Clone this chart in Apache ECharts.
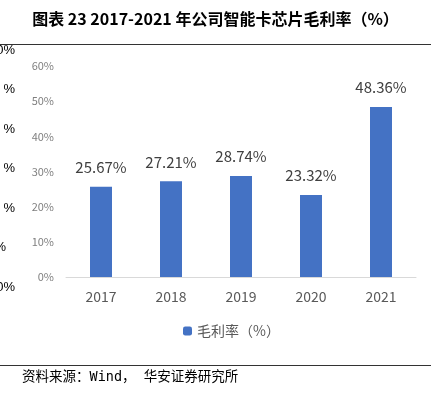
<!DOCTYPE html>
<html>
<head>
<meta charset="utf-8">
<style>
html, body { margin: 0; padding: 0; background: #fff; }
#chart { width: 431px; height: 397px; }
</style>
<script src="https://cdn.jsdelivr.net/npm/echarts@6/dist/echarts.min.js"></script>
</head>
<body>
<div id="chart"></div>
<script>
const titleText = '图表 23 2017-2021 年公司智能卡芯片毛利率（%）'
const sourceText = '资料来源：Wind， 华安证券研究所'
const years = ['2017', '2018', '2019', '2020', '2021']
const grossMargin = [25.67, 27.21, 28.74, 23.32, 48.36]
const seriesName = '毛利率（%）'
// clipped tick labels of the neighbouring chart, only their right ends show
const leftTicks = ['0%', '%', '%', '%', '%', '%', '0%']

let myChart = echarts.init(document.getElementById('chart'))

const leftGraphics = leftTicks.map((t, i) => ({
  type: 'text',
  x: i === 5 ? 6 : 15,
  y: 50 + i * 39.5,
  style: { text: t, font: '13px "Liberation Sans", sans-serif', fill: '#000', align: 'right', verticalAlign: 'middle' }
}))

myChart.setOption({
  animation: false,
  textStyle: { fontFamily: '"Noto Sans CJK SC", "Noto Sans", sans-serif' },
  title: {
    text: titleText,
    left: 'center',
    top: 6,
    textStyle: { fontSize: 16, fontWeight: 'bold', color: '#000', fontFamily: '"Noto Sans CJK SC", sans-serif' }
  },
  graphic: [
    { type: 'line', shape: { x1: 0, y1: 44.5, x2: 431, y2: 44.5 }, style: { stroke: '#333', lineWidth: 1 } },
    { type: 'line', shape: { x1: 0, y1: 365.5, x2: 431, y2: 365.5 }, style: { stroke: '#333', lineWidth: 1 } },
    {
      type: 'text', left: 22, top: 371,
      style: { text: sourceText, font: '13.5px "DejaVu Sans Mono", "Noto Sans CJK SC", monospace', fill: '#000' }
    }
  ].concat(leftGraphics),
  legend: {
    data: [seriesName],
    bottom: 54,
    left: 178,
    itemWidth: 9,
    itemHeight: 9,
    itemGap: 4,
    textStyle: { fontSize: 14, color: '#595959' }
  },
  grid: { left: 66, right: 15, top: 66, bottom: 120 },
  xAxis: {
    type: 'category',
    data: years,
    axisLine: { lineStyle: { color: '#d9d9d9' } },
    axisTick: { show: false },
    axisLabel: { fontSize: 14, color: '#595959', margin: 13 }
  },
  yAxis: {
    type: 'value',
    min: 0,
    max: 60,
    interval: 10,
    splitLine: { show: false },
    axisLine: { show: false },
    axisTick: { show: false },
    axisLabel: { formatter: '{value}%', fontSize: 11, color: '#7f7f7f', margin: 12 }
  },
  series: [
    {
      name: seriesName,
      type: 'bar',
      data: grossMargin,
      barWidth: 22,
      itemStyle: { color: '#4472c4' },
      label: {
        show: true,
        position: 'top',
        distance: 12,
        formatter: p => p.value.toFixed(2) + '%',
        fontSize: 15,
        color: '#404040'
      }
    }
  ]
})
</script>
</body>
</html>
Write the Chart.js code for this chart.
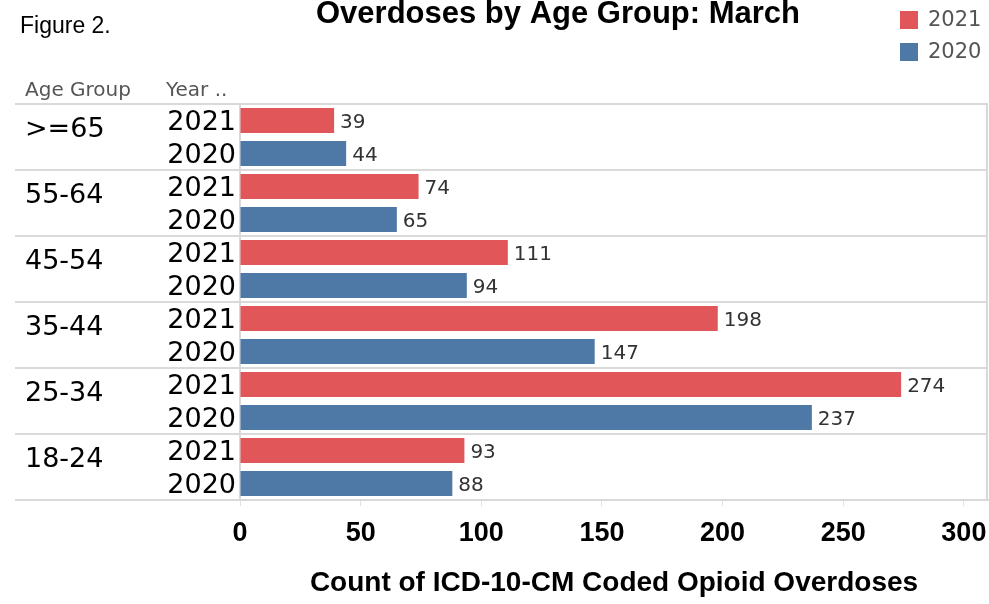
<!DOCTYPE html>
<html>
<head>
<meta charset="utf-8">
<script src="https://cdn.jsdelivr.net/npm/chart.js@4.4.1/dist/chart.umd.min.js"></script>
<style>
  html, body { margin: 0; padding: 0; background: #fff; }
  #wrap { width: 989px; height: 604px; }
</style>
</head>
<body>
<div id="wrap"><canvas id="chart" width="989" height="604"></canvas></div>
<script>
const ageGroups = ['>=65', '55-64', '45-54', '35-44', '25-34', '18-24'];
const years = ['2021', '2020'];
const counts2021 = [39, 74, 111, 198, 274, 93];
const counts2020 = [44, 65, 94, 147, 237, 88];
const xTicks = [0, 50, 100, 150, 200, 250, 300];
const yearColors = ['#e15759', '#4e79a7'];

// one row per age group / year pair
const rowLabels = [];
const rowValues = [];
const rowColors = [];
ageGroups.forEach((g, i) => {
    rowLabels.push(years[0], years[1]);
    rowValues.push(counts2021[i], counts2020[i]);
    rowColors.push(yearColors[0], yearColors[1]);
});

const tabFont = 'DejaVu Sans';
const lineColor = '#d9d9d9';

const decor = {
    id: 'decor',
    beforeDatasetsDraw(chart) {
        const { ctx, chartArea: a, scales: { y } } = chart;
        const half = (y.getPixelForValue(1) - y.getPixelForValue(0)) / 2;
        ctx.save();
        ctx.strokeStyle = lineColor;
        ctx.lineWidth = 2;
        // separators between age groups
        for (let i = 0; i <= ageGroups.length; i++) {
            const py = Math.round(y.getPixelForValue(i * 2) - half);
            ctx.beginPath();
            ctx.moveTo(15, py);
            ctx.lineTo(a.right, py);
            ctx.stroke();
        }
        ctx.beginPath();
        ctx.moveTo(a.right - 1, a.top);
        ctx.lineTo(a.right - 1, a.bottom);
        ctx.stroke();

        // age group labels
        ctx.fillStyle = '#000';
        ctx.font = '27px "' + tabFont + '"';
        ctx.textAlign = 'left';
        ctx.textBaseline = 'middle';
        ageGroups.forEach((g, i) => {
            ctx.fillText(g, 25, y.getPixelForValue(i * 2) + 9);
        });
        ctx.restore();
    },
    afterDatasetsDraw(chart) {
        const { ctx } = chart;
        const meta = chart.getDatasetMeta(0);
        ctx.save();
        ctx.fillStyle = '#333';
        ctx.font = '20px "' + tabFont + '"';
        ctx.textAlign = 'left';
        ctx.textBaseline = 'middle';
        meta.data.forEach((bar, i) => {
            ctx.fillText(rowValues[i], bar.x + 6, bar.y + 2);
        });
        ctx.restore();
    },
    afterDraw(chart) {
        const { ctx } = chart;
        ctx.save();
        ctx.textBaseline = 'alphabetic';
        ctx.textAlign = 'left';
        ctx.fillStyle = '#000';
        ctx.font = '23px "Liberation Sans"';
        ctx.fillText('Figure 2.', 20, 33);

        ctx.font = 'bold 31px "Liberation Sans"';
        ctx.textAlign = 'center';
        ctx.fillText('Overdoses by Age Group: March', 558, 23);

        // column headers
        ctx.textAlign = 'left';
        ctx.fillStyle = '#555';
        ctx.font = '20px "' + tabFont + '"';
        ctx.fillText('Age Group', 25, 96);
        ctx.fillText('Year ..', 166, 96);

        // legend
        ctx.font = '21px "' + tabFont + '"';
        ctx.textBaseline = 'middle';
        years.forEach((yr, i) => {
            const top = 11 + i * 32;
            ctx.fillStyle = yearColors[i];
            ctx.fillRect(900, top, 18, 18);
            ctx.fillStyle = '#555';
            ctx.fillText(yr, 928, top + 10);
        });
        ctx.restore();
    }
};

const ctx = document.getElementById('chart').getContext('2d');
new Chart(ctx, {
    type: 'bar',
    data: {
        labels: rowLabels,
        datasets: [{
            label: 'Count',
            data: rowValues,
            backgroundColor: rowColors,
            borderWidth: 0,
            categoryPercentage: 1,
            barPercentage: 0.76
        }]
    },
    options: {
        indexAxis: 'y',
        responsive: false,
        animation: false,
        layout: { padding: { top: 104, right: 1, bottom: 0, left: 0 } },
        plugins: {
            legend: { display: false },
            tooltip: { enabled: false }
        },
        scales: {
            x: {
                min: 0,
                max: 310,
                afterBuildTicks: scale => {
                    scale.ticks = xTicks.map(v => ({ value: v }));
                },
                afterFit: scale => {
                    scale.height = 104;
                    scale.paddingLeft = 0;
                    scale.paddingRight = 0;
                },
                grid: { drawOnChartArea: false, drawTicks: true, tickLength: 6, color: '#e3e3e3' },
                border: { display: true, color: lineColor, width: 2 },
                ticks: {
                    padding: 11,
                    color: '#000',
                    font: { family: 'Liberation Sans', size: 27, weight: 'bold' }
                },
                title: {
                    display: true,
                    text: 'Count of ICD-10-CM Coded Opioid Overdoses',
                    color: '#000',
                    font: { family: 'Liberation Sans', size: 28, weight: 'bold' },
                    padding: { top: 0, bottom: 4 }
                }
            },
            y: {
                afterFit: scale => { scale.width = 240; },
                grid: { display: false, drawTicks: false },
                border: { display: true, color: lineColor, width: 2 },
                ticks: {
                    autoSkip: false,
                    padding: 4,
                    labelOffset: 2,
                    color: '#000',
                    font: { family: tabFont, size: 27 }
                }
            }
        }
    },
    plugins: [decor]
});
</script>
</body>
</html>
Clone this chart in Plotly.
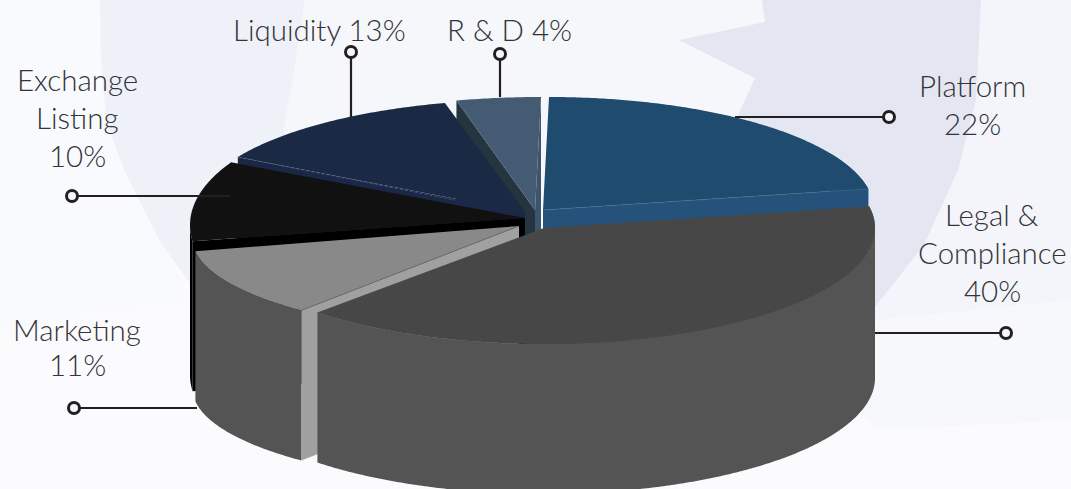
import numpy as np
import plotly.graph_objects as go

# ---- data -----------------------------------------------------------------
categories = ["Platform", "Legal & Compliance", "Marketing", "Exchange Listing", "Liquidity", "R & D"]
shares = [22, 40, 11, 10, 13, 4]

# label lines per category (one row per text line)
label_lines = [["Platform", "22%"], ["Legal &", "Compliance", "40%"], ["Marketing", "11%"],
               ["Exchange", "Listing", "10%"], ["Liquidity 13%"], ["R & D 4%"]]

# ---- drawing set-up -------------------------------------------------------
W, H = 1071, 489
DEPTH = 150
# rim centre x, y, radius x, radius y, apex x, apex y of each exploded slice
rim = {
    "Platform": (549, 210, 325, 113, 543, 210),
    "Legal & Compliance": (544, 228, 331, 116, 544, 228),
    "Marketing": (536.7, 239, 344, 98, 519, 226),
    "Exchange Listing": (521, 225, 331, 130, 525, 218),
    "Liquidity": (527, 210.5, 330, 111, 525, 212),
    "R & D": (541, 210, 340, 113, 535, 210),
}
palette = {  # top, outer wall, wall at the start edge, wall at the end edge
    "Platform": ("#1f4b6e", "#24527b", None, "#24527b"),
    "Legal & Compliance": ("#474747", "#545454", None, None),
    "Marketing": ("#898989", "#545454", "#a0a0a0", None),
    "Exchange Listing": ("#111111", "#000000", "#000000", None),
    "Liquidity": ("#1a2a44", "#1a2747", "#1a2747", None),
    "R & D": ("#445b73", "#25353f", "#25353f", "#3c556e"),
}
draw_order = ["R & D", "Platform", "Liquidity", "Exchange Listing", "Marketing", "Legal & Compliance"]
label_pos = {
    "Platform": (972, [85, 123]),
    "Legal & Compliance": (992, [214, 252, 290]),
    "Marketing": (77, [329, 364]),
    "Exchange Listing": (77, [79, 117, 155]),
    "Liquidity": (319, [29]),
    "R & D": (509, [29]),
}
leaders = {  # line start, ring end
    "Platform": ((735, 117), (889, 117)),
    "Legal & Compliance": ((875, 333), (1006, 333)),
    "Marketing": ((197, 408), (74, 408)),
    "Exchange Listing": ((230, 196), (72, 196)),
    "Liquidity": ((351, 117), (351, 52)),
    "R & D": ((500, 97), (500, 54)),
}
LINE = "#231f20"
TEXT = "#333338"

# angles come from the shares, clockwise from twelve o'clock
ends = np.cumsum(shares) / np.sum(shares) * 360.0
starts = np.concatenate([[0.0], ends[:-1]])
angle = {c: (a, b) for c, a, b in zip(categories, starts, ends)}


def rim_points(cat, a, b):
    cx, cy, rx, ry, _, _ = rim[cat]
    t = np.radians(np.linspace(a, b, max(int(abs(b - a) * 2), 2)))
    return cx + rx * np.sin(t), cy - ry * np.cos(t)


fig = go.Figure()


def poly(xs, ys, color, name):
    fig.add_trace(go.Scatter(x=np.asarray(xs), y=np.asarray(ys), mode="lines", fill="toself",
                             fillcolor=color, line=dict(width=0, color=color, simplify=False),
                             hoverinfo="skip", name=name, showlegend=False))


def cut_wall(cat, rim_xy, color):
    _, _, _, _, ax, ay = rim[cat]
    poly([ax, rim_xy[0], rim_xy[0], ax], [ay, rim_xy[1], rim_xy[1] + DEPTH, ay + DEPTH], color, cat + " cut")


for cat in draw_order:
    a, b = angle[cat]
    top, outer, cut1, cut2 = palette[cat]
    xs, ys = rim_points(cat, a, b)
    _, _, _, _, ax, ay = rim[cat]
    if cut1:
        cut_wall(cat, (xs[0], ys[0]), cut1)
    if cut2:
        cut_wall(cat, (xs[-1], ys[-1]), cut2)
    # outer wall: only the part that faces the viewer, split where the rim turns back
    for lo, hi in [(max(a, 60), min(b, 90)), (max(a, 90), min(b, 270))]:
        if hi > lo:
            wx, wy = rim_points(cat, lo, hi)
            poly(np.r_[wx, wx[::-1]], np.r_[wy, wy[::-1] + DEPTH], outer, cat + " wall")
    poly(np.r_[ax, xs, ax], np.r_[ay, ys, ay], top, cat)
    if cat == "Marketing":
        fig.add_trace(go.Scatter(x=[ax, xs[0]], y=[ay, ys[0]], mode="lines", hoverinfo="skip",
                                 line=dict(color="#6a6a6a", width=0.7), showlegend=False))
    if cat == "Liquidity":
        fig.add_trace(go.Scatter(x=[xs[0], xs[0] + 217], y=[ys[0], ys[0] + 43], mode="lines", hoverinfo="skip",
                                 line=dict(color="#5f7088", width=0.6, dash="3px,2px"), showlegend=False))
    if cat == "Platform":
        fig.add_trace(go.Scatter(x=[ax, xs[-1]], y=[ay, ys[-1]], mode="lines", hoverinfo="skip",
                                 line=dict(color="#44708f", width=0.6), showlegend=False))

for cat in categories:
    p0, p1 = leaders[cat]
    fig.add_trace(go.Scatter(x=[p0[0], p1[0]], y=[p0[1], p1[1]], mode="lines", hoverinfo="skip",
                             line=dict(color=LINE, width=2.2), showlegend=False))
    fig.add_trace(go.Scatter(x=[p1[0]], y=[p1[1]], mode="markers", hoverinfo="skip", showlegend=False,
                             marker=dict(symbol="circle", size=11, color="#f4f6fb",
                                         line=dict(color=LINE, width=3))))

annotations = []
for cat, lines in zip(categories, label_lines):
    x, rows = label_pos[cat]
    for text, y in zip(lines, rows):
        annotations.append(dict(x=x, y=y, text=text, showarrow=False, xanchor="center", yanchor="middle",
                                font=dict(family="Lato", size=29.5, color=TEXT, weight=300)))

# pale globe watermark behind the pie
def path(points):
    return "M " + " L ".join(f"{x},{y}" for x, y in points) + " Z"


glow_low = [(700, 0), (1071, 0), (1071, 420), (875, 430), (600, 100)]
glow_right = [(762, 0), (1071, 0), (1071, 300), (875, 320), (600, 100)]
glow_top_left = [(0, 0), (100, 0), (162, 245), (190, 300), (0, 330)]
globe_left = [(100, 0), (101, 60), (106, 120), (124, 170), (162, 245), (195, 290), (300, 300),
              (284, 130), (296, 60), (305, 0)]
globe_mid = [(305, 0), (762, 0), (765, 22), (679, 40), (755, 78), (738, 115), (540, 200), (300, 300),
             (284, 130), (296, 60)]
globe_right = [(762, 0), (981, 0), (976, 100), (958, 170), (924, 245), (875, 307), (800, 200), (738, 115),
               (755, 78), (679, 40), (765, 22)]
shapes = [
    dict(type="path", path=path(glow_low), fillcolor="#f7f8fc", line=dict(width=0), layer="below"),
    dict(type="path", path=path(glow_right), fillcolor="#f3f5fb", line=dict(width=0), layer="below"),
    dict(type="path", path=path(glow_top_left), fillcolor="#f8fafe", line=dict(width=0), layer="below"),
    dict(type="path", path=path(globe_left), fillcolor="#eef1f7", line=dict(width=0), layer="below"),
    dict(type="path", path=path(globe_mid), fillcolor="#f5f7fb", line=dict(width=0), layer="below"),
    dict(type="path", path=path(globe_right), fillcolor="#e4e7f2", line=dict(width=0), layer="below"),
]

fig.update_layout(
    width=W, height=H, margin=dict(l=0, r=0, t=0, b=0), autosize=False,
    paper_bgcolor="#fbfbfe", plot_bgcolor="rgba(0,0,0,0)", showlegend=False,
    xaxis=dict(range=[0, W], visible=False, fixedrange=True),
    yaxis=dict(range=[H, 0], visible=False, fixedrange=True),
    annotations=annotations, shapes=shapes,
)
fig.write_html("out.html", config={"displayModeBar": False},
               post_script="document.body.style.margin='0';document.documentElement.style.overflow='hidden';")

= = = = =

### The task
Begin with the line where "Clone this chart in Plotly." appears and end with the line where "import plotly.graph_objects as go" appears. Copy only that stretch, exactly, with no pictures.

### Finished task
Clone this chart in Plotly.
import numpy as np
import plotly.graph_objects as go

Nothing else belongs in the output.